今年もお盆が終わりに近づいた8月15日、日出町の名前がテレビ各局の全国放送で流れました。

各局のニュースで、山口県の周防大島町で8月12日から行方不明になっていた2歳の男の子を、15日の早朝に、日出町にお住まいの尾畠春夫(78歳)さんという方が発見しましたと伝えていました。私にもこの年頃の孫がいますので、他人事とは思えず、早く見つかって欲しいと思っていた矢先の出来事でした。このニュースで男の子が無事だったことを知って、私だけでなく日本中の人が安堵したのではないかと思います。

翌16日に、尾畠さんが日出町に帰ってこられたので、敬意を表するためにご自宅に伺い、お話をさせていただきました。

尾畠さんは、2年前に大分県佐伯市で2歳の女の子が行方不明になった時も捜索に参加したそうです。その時は尾畠さんが発見したわけではありませんが、その経験から、子供は上のほうに行くと信じて、男の子が最後に確認された場所から山に向かって探していて発見したとのことです。

尾畠さんは、14日午前に「山口県へ2歳の子供をさがしに行く」と書置きして自宅を出発、その日のうちに周防大島町に着いて、翌朝からの捜索に備え準備をしたそうです。行方不明になって2日も経っているし、この間何も食べていないだろうから、最初に口に入れてあげるのは何がいいかと考え小さな飴玉を用意していました。また、車の中で夜が明けるのを待っているとき、雨が天井を叩いたことから、男の子が雨に濡れているだろうと考え、バスタオルを携行品に加えるなど、周到な準備をして臨んだそうです。

見つけたときは、怖がらないようにやさしく声をかけて緊張を解いたと聞き、とてもきめ細かい気配りのできる方だと思いました。

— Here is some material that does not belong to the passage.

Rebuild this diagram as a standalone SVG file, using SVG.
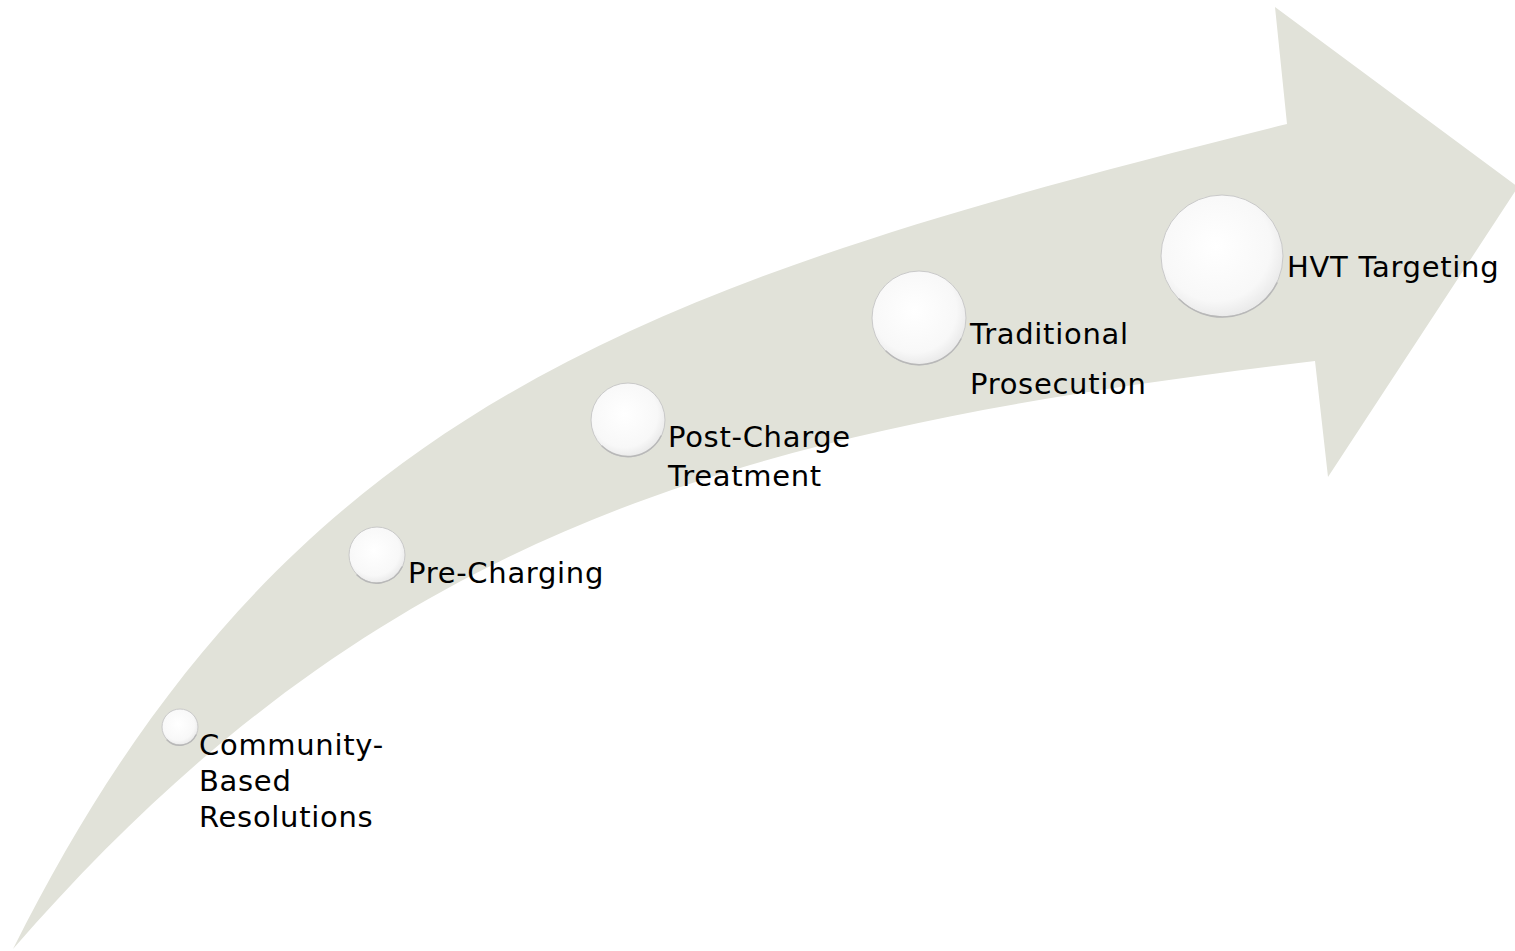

今回、男の子を発見したことで有名になりましたが、実は尾畠さんのすばらしいところは、これまで永い間、数々のボランティア活動を続けてこられていることです。65歳のときに、経営していた鮮魚店を閉めてから「人のために役に立ちたい」という思いで、ボランティア活動に専念するようになって、東日本大震災の時は南三陸町に、熊本地震の時は南阿蘇村に、そのほか各地で発生した水害の現場にも駆けつけるなど、あちこちでボランティア活動をしてこられました。これまで、わが町の広報誌でも、尾畠さんのボランティア活動を紹介しています。

尾畠さんは、ボランティア活動を行うに際しての信念をお持ちの方です。

男の子の祖父から、お風呂を勧められたり、傘を差し出されたりしても、固辞されている場面がテレビで報道されていましたが、それは尾畠さんなりの考えがあってのことです。

「ボランティアをするときは、『助ける』という気持ちではなく、『手伝わせてくれますか』という気持ちを忘れないようにしている。『放っておけない』と勝手に自分が押しかけたのだから、謝礼は一切受け取るわけには行かない」と言っておられます。

日出町の公式ツイッターには、報道で尾畠さんのことを知った方々から、その行動力やボランティア活動に対する姿勢について賞賛の声が多数寄せられました。

尾畠さんは、日出町民に勇気と誇りを与えてくださいました。

ボランティアは、平成7年の阪神・淡路大震災のときに、被災者の支援やその後の復旧復興において大きな役割を果たしたことから、災害時には欠かせない存在として認知されるようになりました。

今回の報道を契機に、ボランティアに対する評価が一層高まり、ボランティアの輪がさらに広がることを期待いたします。

今も、尾畠さんはこの空の下のどこかでボランティア活動をされていることと思います。どうぞお体に気をつけられて、これからもお元気でご活躍されることを念願いたします。